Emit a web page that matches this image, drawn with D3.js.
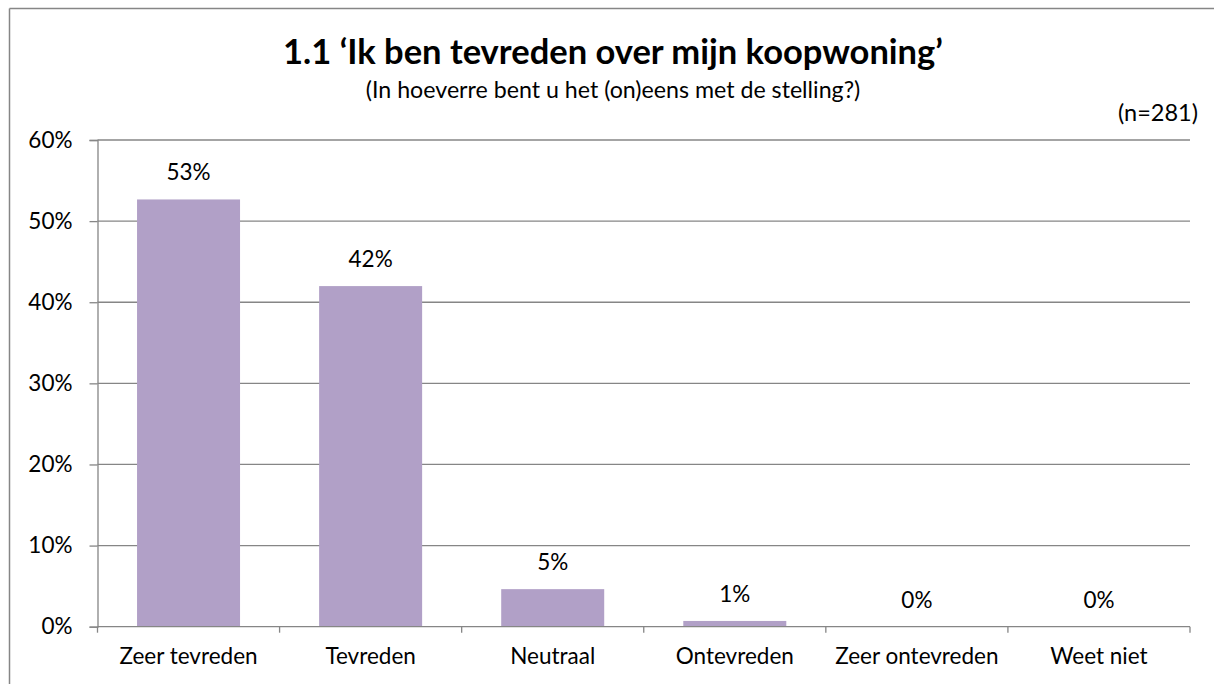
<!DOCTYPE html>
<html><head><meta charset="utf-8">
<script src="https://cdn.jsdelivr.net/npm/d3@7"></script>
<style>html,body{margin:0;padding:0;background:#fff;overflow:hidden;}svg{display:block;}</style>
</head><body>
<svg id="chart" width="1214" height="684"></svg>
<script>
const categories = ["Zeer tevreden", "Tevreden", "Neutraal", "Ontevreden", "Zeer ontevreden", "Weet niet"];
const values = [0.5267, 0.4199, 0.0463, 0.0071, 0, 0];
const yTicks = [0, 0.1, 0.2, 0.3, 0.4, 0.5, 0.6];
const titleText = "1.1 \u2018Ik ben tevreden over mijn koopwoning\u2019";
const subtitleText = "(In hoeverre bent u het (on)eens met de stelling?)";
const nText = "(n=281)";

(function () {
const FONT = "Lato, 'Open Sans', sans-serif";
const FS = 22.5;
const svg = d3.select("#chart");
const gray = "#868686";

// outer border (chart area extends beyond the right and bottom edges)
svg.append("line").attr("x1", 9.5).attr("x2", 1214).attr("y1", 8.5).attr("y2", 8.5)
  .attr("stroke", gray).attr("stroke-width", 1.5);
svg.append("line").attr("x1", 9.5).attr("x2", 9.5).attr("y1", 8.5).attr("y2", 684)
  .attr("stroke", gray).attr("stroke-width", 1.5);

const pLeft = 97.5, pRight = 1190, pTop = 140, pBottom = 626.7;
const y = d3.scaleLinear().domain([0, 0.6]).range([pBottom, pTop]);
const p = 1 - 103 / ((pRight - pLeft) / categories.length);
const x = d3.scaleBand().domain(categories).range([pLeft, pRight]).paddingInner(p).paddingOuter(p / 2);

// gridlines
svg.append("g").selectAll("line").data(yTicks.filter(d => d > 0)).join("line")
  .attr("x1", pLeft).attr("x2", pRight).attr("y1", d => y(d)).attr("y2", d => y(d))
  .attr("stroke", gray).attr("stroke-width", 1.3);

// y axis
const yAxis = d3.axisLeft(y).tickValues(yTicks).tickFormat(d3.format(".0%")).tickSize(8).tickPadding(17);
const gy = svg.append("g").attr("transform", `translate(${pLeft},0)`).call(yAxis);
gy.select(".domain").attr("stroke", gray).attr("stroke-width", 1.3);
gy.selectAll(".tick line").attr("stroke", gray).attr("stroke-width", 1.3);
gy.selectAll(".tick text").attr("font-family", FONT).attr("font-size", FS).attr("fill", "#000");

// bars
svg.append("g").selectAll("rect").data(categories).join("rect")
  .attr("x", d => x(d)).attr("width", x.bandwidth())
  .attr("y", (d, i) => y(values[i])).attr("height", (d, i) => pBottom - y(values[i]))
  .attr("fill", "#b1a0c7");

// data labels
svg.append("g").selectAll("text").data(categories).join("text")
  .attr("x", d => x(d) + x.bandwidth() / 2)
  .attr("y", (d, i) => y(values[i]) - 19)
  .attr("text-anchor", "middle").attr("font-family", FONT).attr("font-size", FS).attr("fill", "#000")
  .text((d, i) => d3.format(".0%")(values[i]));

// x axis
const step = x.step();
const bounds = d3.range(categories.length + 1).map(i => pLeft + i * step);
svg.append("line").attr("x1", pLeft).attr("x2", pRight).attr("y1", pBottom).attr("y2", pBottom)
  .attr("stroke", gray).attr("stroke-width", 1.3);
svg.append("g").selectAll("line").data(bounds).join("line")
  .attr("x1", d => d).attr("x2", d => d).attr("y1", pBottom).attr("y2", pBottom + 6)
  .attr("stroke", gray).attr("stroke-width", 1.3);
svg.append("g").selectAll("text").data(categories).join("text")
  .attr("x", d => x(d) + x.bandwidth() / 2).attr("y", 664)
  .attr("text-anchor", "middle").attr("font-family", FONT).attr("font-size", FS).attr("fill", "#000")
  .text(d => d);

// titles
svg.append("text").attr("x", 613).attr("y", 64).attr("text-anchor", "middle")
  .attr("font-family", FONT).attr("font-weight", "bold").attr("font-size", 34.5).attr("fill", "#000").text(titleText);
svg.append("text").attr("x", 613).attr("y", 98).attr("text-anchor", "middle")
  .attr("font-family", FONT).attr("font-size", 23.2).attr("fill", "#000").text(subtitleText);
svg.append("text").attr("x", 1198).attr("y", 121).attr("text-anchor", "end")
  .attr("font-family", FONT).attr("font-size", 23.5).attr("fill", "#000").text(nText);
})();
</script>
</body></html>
================================
EXERCISE DETAILS
Copy the whole of the material above exactly, but not its images.

THE RESPONSE
Emit a web page that matches this image, drawn with D3.js.
<!DOCTYPE html>
<html><head><meta charset="utf-8">
<script src="https://cdn.jsdelivr.net/npm/d3@7"></script>
<style>html,body{margin:0;padding:0;background:#fff;overflow:hidden;}svg{display:block;}</style>
</head><body>
<svg id="chart" width="1214" height="684"></svg>
<script>
const categories = ["Zeer tevreden", "Tevreden", "Neutraal", "Ontevreden", "Zeer ontevreden", "Weet niet"];
const values = [0.5267, 0.4199, 0.0463, 0.0071, 0, 0];
const yTicks = [0, 0.1, 0.2, 0.3, 0.4, 0.5, 0.6];
const titleText = "1.1 \u2018Ik ben tevreden over mijn koopwoning\u2019";
const subtitleText = "(In hoeverre bent u het (on)eens met de stelling?)";
const nText = "(n=281)";

(function () {
const FONT = "Lato, 'Open Sans', sans-serif";
const FS = 22.5;
const svg = d3.select("#chart");
const gray = "#868686";

// outer border (chart area extends beyond the right and bottom edges)
svg.append("line").attr("x1", 9.5).attr("x2", 1214).attr("y1", 8.5).attr("y2", 8.5)
  .attr("stroke", gray).attr("stroke-width", 1.5);
svg.append("line").attr("x1", 9.5).attr("x2", 9.5).attr("y1", 8.5).attr("y2", 684)
  .attr("stroke", gray).attr("stroke-width", 1.5);

const pLeft = 97.5, pRight = 1190, pTop = 140, pBottom = 626.7;
const y = d3.scaleLinear().domain([0, 0.6]).range([pBottom, pTop]);
const p = 1 - 103 / ((pRight - pLeft) / categories.length);
const x = d3.scaleBand().domain(categories).range([pLeft, pRight]).paddingInner(p).paddingOuter(p / 2);

// gridlines
svg.append("g").selectAll("line").data(yTicks.filter(d => d > 0)).join("line")
  .attr("x1", pLeft).attr("x2", pRight).attr("y1", d => y(d)).attr("y2", d => y(d))
  .attr("stroke", gray).attr("stroke-width", 1.3);

// y axis
const yAxis = d3.axisLeft(y).tickValues(yTicks).tickFormat(d3.format(".0%")).tickSize(8).tickPadding(17);
const gy = svg.append("g").attr("transform", `translate(${pLeft},0)`).call(yAxis);
gy.select(".domain").attr("stroke", gray).attr("stroke-width", 1.3);
gy.selectAll(".tick line").attr("stroke", gray).attr("stroke-width", 1.3);
gy.selectAll(".tick text").attr("font-family", FONT).attr("font-size", FS).attr("fill", "#000");

// bars
svg.append("g").selectAll("rect").data(categories).join("rect")
  .attr("x", d => x(d)).attr("width", x.bandwidth())
  .attr("y", (d, i) => y(values[i])).attr("height", (d, i) => pBottom - y(values[i]))
  .attr("fill", "#b1a0c7");

// data labels
svg.append("g").selectAll("text").data(categories).join("text")
  .attr("x", d => x(d) + x.bandwidth() / 2)
  .attr("y", (d, i) => y(values[i]) - 19)
  .attr("text-anchor", "middle").attr("font-family", FONT).attr("font-size", FS).attr("fill", "#000")
  .text((d, i) => d3.format(".0%")(values[i]));

// x axis
const step = x.step();
const bounds = d3.range(categories.length + 1).map(i => pLeft + i * step);
svg.append("line").attr("x1", pLeft).attr("x2", pRight).attr("y1", pBottom).attr("y2", pBottom)
  .attr("stroke", gray).attr("stroke-width", 1.3);
svg.append("g").selectAll("line").data(bounds).join("line")
  .attr("x1", d => d).attr("x2", d => d).attr("y1", pBottom).attr("y2", pBottom + 6)
  .attr("stroke", gray).attr("stroke-width", 1.3);
svg.append("g").selectAll("text").data(categories).join("text")
  .attr("x", d => x(d) + x.bandwidth() / 2).attr("y", 664)
  .attr("text-anchor", "middle").attr("font-family", FONT).attr("font-size", FS).attr("fill", "#000")
  .text(d => d);

// titles
svg.append("text").attr("x", 613).attr("y", 64).attr("text-anchor", "middle")
  .attr("font-family", FONT).attr("font-weight", "bold").attr("font-size", 34.5).attr("fill", "#000").text(titleText);
svg.append("text").attr("x", 613).attr("y", 98).attr("text-anchor", "middle")
  .attr("font-family", FONT).attr("font-size", 23.2).attr("fill", "#000").text(subtitleText);
svg.append("text").attr("x", 1198).attr("y", 121).attr("text-anchor", "end")
  .attr("font-family", FONT).attr("font-size", 23.5).attr("fill", "#000").text(nText);
})();
</script>
</body></html>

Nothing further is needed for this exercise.